A cycling tour through the history and landscape of a country as it reaches its first century - by a winner of the Stanford Dolman Award for Travel Writing
From Thracian borders with Bulgaria to a sparkling Aegean coast, Julian Sayarer cycles across Anatolian hills towards the Black Sea, Kurdish southeast and the Armenian frontiers.
Whereas books on Turkiye - renamed on the eve of its first century - often root themselves in history, romanticism, religion or civilizational terms, Sayarer brings to life this living, breathing community of peoples and place at the meeting point of Asia, Africa and Europe; a mid-point not only of East and West, but of all the unfurled globe. The result is a love letter to a country and its neighbours, but one that gives a clear-eyed view of Turkiye and its place in a changing world.

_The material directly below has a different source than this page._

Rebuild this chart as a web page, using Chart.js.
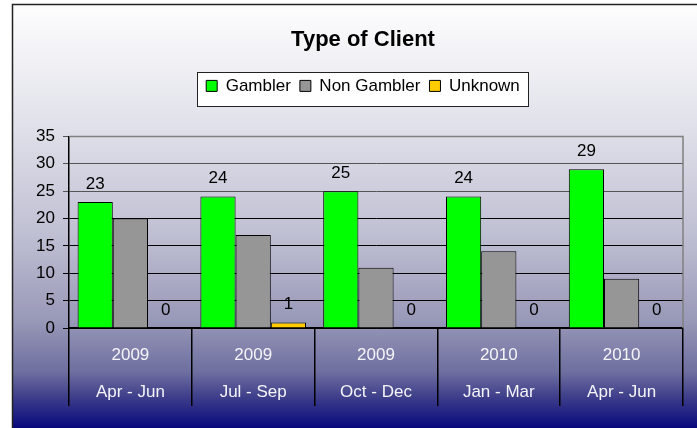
<!DOCTYPE html>
<html>
<head>
<meta charset="utf-8">
<script src="https://cdn.jsdelivr.net/npm/chart.js@4/dist/chart.umd.min.js"></script>
<style>
  html, body { margin: 0; padding: 0; background: #fff; }
  #wrap { width: 697px; height: 428px; }
</style>
</head>
<body>
<div id="wrap"><canvas id="chart" width="697" height="428"></canvas></div>
<script>
// data
var years = ['2009', '2009', '2009', '2010', '2010'];
var periods = ['Apr - Jun', 'Jul - Sep', 'Oct - Dec', 'Jan - Mar', 'Apr - Jun'];
var gambler = [23, 24, 25, 24, 29];
var nonGambler = [20, 17, 11, 14, 9];
var unknown = [0, 1, 0, 0, 0];
var yTicks = [0, 5, 10, 15, 20, 25, 30, 35];

var FONT = "'Liberation Sans', Arial, sans-serif";

// gradient backdrop, outer frame and legend box
var backdrop = {
    id: 'backdrop',
    afterInit: function(chart) {
        // leave room under the legend like the original
        var lg = chart.legend;
        var fit = lg.fit;
        lg.fit = function() {
            fit.call(this);
            this.height += 32;
        };
    },
    afterLayout: function(chart) {
        // y scale is kept narrow so the title centres like the original,
        // widen its clip area so the tick labels are not cut
        chart.scales.y.left = 14;
    },
    beforeDraw: function(chart) {
        var ctx = chart.ctx, h = chart.height, w = chart.width;
        ctx.save();
        var g = ctx.createLinearGradient(0, 0, 0, h);
        g.addColorStop(0, '#ffffff');
        g.addColorStop(0.3, '#e0e0ea');
        g.addColorStop(0.55, '#bfbfd3');
        g.addColorStop(0.75, '#9898b8');
        g.addColorStop(0.87, '#6e6ea0');
        g.addColorStop(0.93, '#3c3c8a');
        g.addColorStop(1, '#08087e');
        ctx.fillStyle = g;
        ctx.fillRect(0, 0, w, h);
        ctx.fillStyle = '#ffffff';
        ctx.fillRect(0, 0, 12, h);
        ctx.fillRect(0, 0, w, 4);
        ctx.strokeStyle = '#222';
        ctx.lineWidth = 1.5;
        ctx.beginPath();
        ctx.moveTo(12.5, h + 2);
        ctx.lineTo(12.5, 4.5);
        ctx.lineTo(w + 2, 4.5);
        ctx.stroke();

        // legend frame
        var lg = chart.legend;
        var pad = lg.options.labels.padding;
        var lw = lg.lineWidths[0];
        var x0 = (lg.left + pad + lg.right - lw) / 2;
        var x1 = x0 + lw - pad;
        var y0 = lg.top + pad;
        var bx = Math.round(x0 - 9), by = Math.round(y0 - 5), bw = Math.round(x1 - x0 + 17);
        ctx.fillStyle = '#ffffff';
        ctx.strokeStyle = '#222';
        ctx.lineWidth = 1;
        ctx.fillRect(bx, by, bw, 34);
        ctx.strokeRect(bx + 0.5, by + 0.5, bw, 34);
        ctx.restore();
    },
    beforeDatasetsDraw: function(chart) {
        var a = chart.chartArea, ctx = chart.ctx;
        ctx.save();
        ctx.strokeStyle = '#808080';
        ctx.lineWidth = 1.5;
        ctx.beginPath();
        ctx.moveTo(a.left, a.top);
        ctx.lineTo(a.right, a.top);
        ctx.lineTo(a.right, a.bottom);
        ctx.stroke();
        ctx.restore();
    }
};

// values over the Gambler and Unknown bars
var barValues = {
    id: 'barValues',
    afterDatasetsDraw: function(chart) {
        var ctx = chart.ctx;
        ctx.save();
        ctx.font = '17px ' + FONT;
        ctx.fillStyle = '#000';
        ctx.textAlign = 'center';
        ctx.textBaseline = 'middle';
        [0, 2].forEach(function(i) {
            var meta = chart.getDatasetMeta(i);
            var vals = chart.data.datasets[i].data;
            meta.data.forEach(function(bar, j) {
                ctx.fillText(String(vals[j]), bar.x, bar.y - 18);
            });
        });
        ctx.restore();
    }
};

var labels = years.map(function(y, i) { return [y, periods[i]]; });

new Chart(document.getElementById('chart'), {
    type: 'bar',
    data: {
        labels: labels,
        datasets: [
            { label: 'Gambler', data: gambler, backgroundColor: '#00ff00', borderColor: '#000', borderWidth: 1 },
            { label: 'Non Gambler', data: nonGambler, backgroundColor: '#969696', borderColor: '#000', borderWidth: 1 },
            { label: 'Unknown', data: unknown, backgroundColor: '#ffcc00', borderColor: '#000', borderWidth: 1 }
        ]
    },
    options: {
        responsive: false,
        animation: false,
        devicePixelRatio: 1,
        layout: { padding: { left: 43, right: 14, top: 0, bottom: 0 } },
        datasets: {
            bar: { categoryPercentage: 0.86, barPercentage: 1.0 }
        },
        plugins: {
            tooltip: { enabled: false },
            title: {
                display: true,
                text: 'Type of Client',
                color: '#000',
                font: { family: FONT, size: 22, weight: 'bold', lineHeight: 1.2 },
                padding: { top: 27, bottom: 15 }
            },
            legend: {
                display: true,
                position: 'top',
                labels: {
                    color: '#000',
                    font: { family: FONT, size: 17 },
                    boxWidth: 11,
                    boxHeight: 11,
                    padding: 9
                }
            }
        },
        scales: {
            x: {
                afterFit: function(s) { s.height = 100; },
                grid: {
                    offset: true,
                    drawOnChartArea: false,
                    drawTicks: true,
                    tickLength: 78,
                    color: '#000',
                    lineWidth: 1.5
                },
                border: { display: true, color: '#000', width: 1.5 },
                ticks: {
                    color: '#f4f4f8',
                    font: { family: FONT, size: 17, lineHeight: 2.18 },
                    padding: -69,
                    maxRotation: 0,
                    autoSkip: false
                }
            },
            y: {
                min: 0,
                max: 35,
                afterFit: function(s) { s.width = 26; },
                afterBuildTicks: function(s) {
                    s.ticks = yTicks.map(function(v) { return { value: v }; });
                },
                grid: {
                    color: function(c) { return c.tick && c.tick.value >= 25 ? '#555' : '#000'; },
                    lineWidth: 1,
                    tickLength: 6
                },
                border: { display: true, color: '#000', width: 1.5 },
                ticks: {
                    color: '#000',
                    font: { family: FONT, size: 17 },
                    padding: 8
                }
            }
        }
    },
    plugins: [backdrop, barValues]
});
</script>
</body>
</html>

His own extensive time in the country and his roots there enable him to lift the reader out of old cliches of Turkiye as a 'bridge' between East and West, and Orientalist ideas that do more to obstruct than enlighten. Taking the large ideas of politics, strategy and history that govern so much of his writing, Sayarer uses the bicycle and its roadside encounters to bring everything back to the human level.
At the end of his journey the reader is left with a much clearer understanding of the country and the roles of religion, race, Islam, and the essential and universal nature of political power, both in Turkiye and elsewhere.